Die Stadt München wies die Vorwürfe zurück. Laut einem Sprecher der Stadt stehen pro Jahr 10 Millionen Euro, also weit mehr als 6 Euro pro Kopf, zur Verfügung. Dieses Geld werde komplett investiert. Auf Nachfrage relativierte Greenpeace, dass die für München genannte Zahl nur eine grobe Kennzahl sei, die auf Basis der letzten Haushaltspläne erstellt wurde. Ein genauer Betrag könne nicht genannt werden, da die Städte manche Ausgaben für den Radverkehr nicht als solche kennzeichneten. Der Wert könne daher in der Tat „deutlich von der tatsächlichen Höhe der investierten Mittel abweichen“.

Das Ergebnis der Studie sei möglicherweise auch dadurch zu erklären, dass München bereits ein sehr dichtes Radverkehrsnetz habe. Vorstellbar sei, dass sich andere Städte noch mehr in der Bauphase befinden, wodurch höhere Ausgaben ausgewiesen werden. In München müssten dagegen Radwege zu einem großen Teil lediglich saniert und ausgebessert werden.

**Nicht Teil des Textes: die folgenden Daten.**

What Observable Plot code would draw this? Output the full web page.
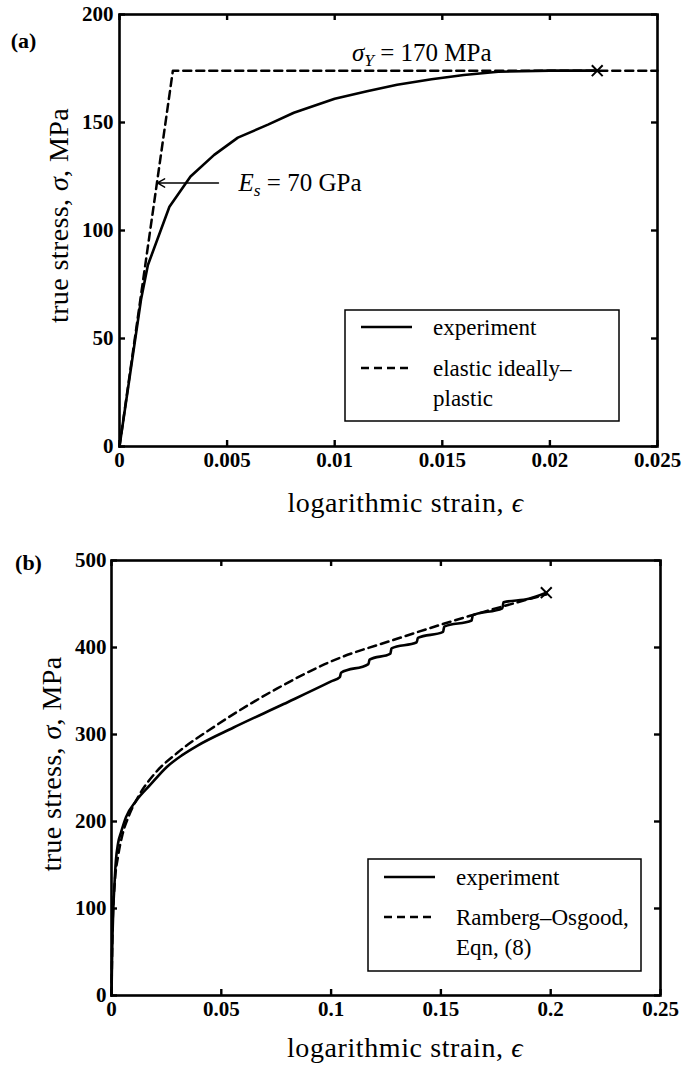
<!DOCTYPE html>
<html><head><meta charset="utf-8">
<script src="https://cdn.jsdelivr.net/npm/d3@7"></script>
<script src="https://cdn.jsdelivr.net/npm/@observablehq/plot@0.6"></script>
<style>
body{margin:0;background:#fff;width:683px;height:1066px;position:relative;overflow:hidden}
#a{position:absolute;left:0;top:0}
#b{position:absolute;left:0;top:520px}
</style></head><body><div id="a"></div><div id="b"></div>
<script>
// ---------- data: panel (a) ----------
const aExpStrain = [0, 0.001, 0.00132, 0.00232, 0.0033, 0.0044, 0.0055, 0.0069, 0.0081, 0.0100, 0.0115, 0.0129, 0.0145, 0.0160, 0.0176, 0.0200, 0.0222];
const aExpStress = [0, 68, 84, 111, 125, 135, 143, 149, 154.5, 161, 164.5, 167.5, 170, 172, 173.5, 174, 174];
const aModelStrain = [0, 0.00248, 0.025];
const aModelStress = [0, 174, 174];
const aEndStrain = [0.0222];
const aEndStress = [174];
const aXTicks = [0, 0.005, 0.01, 0.015, 0.02, 0.025];
const aYTicks = [0, 50, 100, 150, 200];
const aLegend = ["experiment", "elastic ideally–\nplastic"];
const aNoteText = ["σY = 170 MPa", "Es = 70 GPa"];
const aNoteStrain = [0.0108, 0.00553];
const aNoteStress = [182, 122];
const aArrowFrom = [0.0046, 122];
const aArrowTo = [0.00176, 122];

// ---------- data: panel (b) ----------
const bExpStrain = [0, 0.0003, 0.0008, 0.0014, 0.002, 0.003, 0.0044, 0.0066, 0.0113, 0.0176, 0.0253, 0.032, 0.039, 0.0556, 0.0784, 0.1, 0.104, 0.1045, 0.117, 0.1175, 0.127, 0.1275, 0.139, 0.1395, 0.151, 0.1515, 0.164, 0.1645, 0.178, 0.1785, 0.19, 0.198];
const bExpStress = [0, 50, 98, 130, 155, 175, 188, 205, 224, 242, 263, 276, 287, 308, 335, 361, 366, 371, 381, 386, 393, 399, 406, 411, 418, 424, 431, 437, 445, 452, 456, 463];
const bModelStrain = [0, 0.0005, 0.0015, 0.003, 0.005, 0.008, 0.0125, 0.02, 0.03, 0.048, 0.0755, 0.1, 0.13, 0.16, 0.185, 0.198];
const bModelStress = [0, 80, 130, 160, 185, 207, 230, 256, 279, 311, 353, 384, 410, 434, 452, 461];
const bEndStrain = [0.198];
const bEndStress = [463];
const bXTicks = [0, 0.05, 0.1, 0.15, 0.2, 0.25];
const bYTicks = [0, 100, 200, 300, 400, 500];
const bLegend = ["experiment", "Ramberg–Osgood,\nEqn, (8)"];

const xTitle = "logarithmic strain, ϵ";
const yTitle = "true stress, σ, MPa";

// ---------- helpers ----------
const zip = (xs, ys) => xs.map((x, i) => ({x, y: ys[i]}));
const SERIF = "'Liberation Serif', 'Times New Roman', serif";
const TITLE_SIZE = 28;

function panel(o) {
  const plotW = o.width - o.ml - o.mr;
  const plotH = o.height - o.mt - o.mb;
  const marks = [
    Plot.frame({strokeWidth: 2.6}),
    Plot.tickY(o.yTicks, {y: d => d, insetRight: plotW - 6, strokeWidth: 2.4}),
    Plot.tickY(o.yTicks, {y: d => d, insetLeft: plotW - 6, strokeWidth: 2.4}),
    Plot.tickX(o.xTicks, {x: d => d, insetTop: plotH - 6, strokeWidth: 2.4}),
    Plot.tickX(o.xTicks, {x: d => d, insetBottom: plotH - 6, strokeWidth: 2.4}),
    Plot.axisX({ticks: o.xTicks, tickSize: 0, tickPadding: o.xPad, label: null, tickFormat: d => String(d)}),
    Plot.axisY({ticks: o.yTicks, tickSize: 0, tickPadding: o.yPad, label: null, tickFormat: d => String(d)}),
    Plot.line(zip(o.modelX, o.modelY), {x: "x", y: "y", strokeWidth: 2.5, strokeDasharray: "8,5", curve: o.curve}),
    Plot.line(zip(o.expX, o.expY), {x: "x", y: "y", strokeWidth: 2.6, curve: o.curve}),
    Plot.dot(zip(o.endX, o.endY), {x: "x", y: "y", symbol: "times", r: 5, stroke: "#000", strokeWidth: 2}),
    Plot.text([xTitle], {frameAnchor: "bottom", dx: o.xtDx, dy: o.xtDy, textAnchor: "middle", lineAnchor: "middle", fontSize: TITLE_SIZE, fontWeight: "normal"}),
    Plot.text([yTitle], {frameAnchor: "left", rotate: -90, dx: o.ytDx, dy: o.ytDy, textAnchor: "middle", lineAnchor: "middle", fontSize: TITLE_SIZE, fontWeight: "normal"}),
    Plot.text([o.tag], {frameAnchor: "top-left", dx: o.tagDx, dy: o.tagDy, textAnchor: "middle", lineAnchor: "middle", fontSize: 22, fontWeight: "bold"}),
    ...(o.extra || [])
  ];
  return Plot.plot({
    width: o.width, height: o.height,
    marginTop: o.mt, marginBottom: o.mb, marginLeft: o.ml, marginRight: o.mr,
    x: {domain: o.xDomain}, y: {domain: o.yDomain},
    style: {fontFamily: SERIF, fontSize: "21px", fontWeight: "bold", color: "#000", background: "#fff", overflow: "visible"},
    marks
  });
}

function legend(svg, box, rows, rowY) {
  const g = d3.select(svg).append("g")
    .attr("font-family", SERIF).attr("font-size", 23).attr("font-weight", "normal")
    .attr("text-anchor", "start");
  g.append("rect").attr("x", box.x).attr("y", box.y).attr("width", box.w).attr("height", box.h)
    .attr("fill", "#fff").attr("stroke", "#000").attr("stroke-width", 1.5);
  rows.forEach((r, i) => {
    const y = rowY[i];
    g.append("line").attr("x1", box.x + 16).attr("x2", box.x + 67).attr("y1", y).attr("y2", y)
      .attr("stroke", "#000").attr("stroke-width", 2.6).attr("stroke-dasharray", i === 0 ? null : "8,5");
    r.split("\n").forEach((line, j) => {
      g.append("text").attr("x", box.x + 88).attr("y", y + j * 30).attr("dy", "0.35em")
        .attr("text-anchor", "start").text(line);
    });
  });
}

function richText(svg) {
  d3.select(svg).selectAll("text").each(function () {
    const t = this.textContent;
    const sel = d3.select(this);
    if (t === yTitle) {
      sel.text(null).attr("letter-spacing", "0.4px");
      sel.append("tspan").text("true stress, ");
      sel.append("tspan").attr("font-style", "italic").text("σ");
      sel.append("tspan").text(", MPa");
    } else if (t === xTitle) {
      sel.text(null).attr("letter-spacing", "0.6px");
      sel.append("tspan").text("logarithmic strain, ");
      sel.append("tspan").attr("font-style", "italic").text("ϵ");
    } else if (t === aNoteText[0]) {
      sel.text(null);
      sel.append("tspan").attr("font-style", "italic").text("σ");
      sel.append("tspan").attr("font-style", "italic").attr("font-size", "70%").attr("dy", 5).text("Y");
      sel.append("tspan").attr("dy", -5).text(" = 170 MPa");
    } else if (t === aNoteText[1]) {
      sel.text(null);
      sel.append("tspan").attr("font-style", "italic").text("E");
      sel.append("tspan").attr("font-style", "italic").attr("font-size", "70%").attr("dy", 5).text("s");
      sel.append("tspan").attr("dy", -5).text(" = 70 GPa");
    }
  });
}

// ---------- panel (a) ----------
const notes = aNoteText.map((t, i) => ({t, x: aNoteStrain[i], y: aNoteStress[i]}));
const svgA = panel({
  width: 683, height: 520, mt: 14, mb: 74, ml: 119, mr: 26,
  xDomain: [0, 0.025], yDomain: [0, 200], xTicks: aXTicks, yTicks: aYTicks,
  xPad: 6, yPad: 6,
  expX: aExpStrain, expY: aExpStress, modelX: aModelStrain, modelY: aModelStress,
  endX: aEndStrain, endY: aEndStress, curve: "linear",
  xtDx: 17, xtDy: 57, ytDx: -60, ytDy: -15,
  tag: "(a)", tagDx: -96, tagDy: 26,
  extra: [
    Plot.arrow([{x1: aArrowFrom[0], y1: aArrowFrom[1], x2: aArrowTo[0], y2: aArrowTo[1]}],
      {x1: "x1", y1: "y1", x2: "x2", y2: "y2", strokeWidth: 1.4, headLength: 9}),
    Plot.text(notes, {x: "x", y: "y", text: "t", textAnchor: "start", lineAnchor: "middle", fontSize: 25, fontWeight: "normal"})
  ]
});
richText(svgA);
legend(svgA, {x: 345, y: 310, w: 274, h: 111}, aLegend, [327, 368]);
document.getElementById("a").appendChild(svgA);

// ---------- panel (b) ----------
const svgB = panel({
  width: 683, height: 546, mt: 40, mb: 71, ml: 111, mr: 23,
  xDomain: [0, 0.25], yDomain: [0, 500], xTicks: bXTicks, yTicks: bYTicks,
  xPad: 6, yPad: 5,
  expX: bExpStrain, expY: bExpStress, modelX: bModelStrain, modelY: bModelStress,
  endX: bEndStrain, endY: bEndStress, curve: "monotone-x",
  xtDx: 19, xtDy: 53, ytDx: -59, ytDy: -14,
  tag: "(b)", tagDx: -83, tagDy: 2
});
richText(svgB);
legend(svgB, {x: 368, y: 339, w: 273, h: 112}, bLegend, [357, 397]);
document.getElementById("b").appendChild(svgB);
</script>
</body></html>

In Berlin teilte ein Sprecher der Senatsverkehrsverwaltung mit, die Greenpeace-Studie zeige, dass in der Vergangenheit zu wenig für den Radverkehr in Berlin getan worden sei: „Sie bestätigt unseren Kurs, endlich mehr Geld in die Radinfrastruktur zu investieren.“ Gut 50 Millionen Euro pro Jahr stünden für Ausbau und Erhalt bereit, das entspreche etwa 14 Euro pro Einwohner. Die Hauptstadt soll künftig so geplant werden, dass mehr Menschen das Auto stehen lassen. Dafür gibt es ein neues Mobilitätsgesetz: Fahrräder, Bus und Bahn bekommen in der Verkehrsplanung Vorrang vor dem Autoverkehr.

Greenpeace verwies auch auf Rad-Unfälle. Wie das Statistische Bundesamt im Juli mitgeteilt hatte, kamen in Deutschland im vergangenen Jahr 382 Fahrradfahrer bei Verkehrsunfällen ums Leben. Während die Zahl der Verkehrstoten insgesamt zwischen 2010 und 2017 um 13 Prozent sank, blieb die Zahl der tödlich verunglückten Radfahrer nahezu konstant. Besonders schwere Folgen haben Unfälle mit Lastwagen.

„Die Bundesregierung muss Geld bereitstellen, damit Menschen mit dem Rad künftig sicher durch die Stadt kommen“, sagte Greenpeace-Verkehrsexpertin Marion Tiemann. Bis zu 30 Prozent aller Autofahrten in Ballungsgebieten ließen sich auf das Fahrrad verlagern. Der Radverkehr könne enorm helfen, die Verkehrs- und Luftprobleme vieler Städte zu lösen.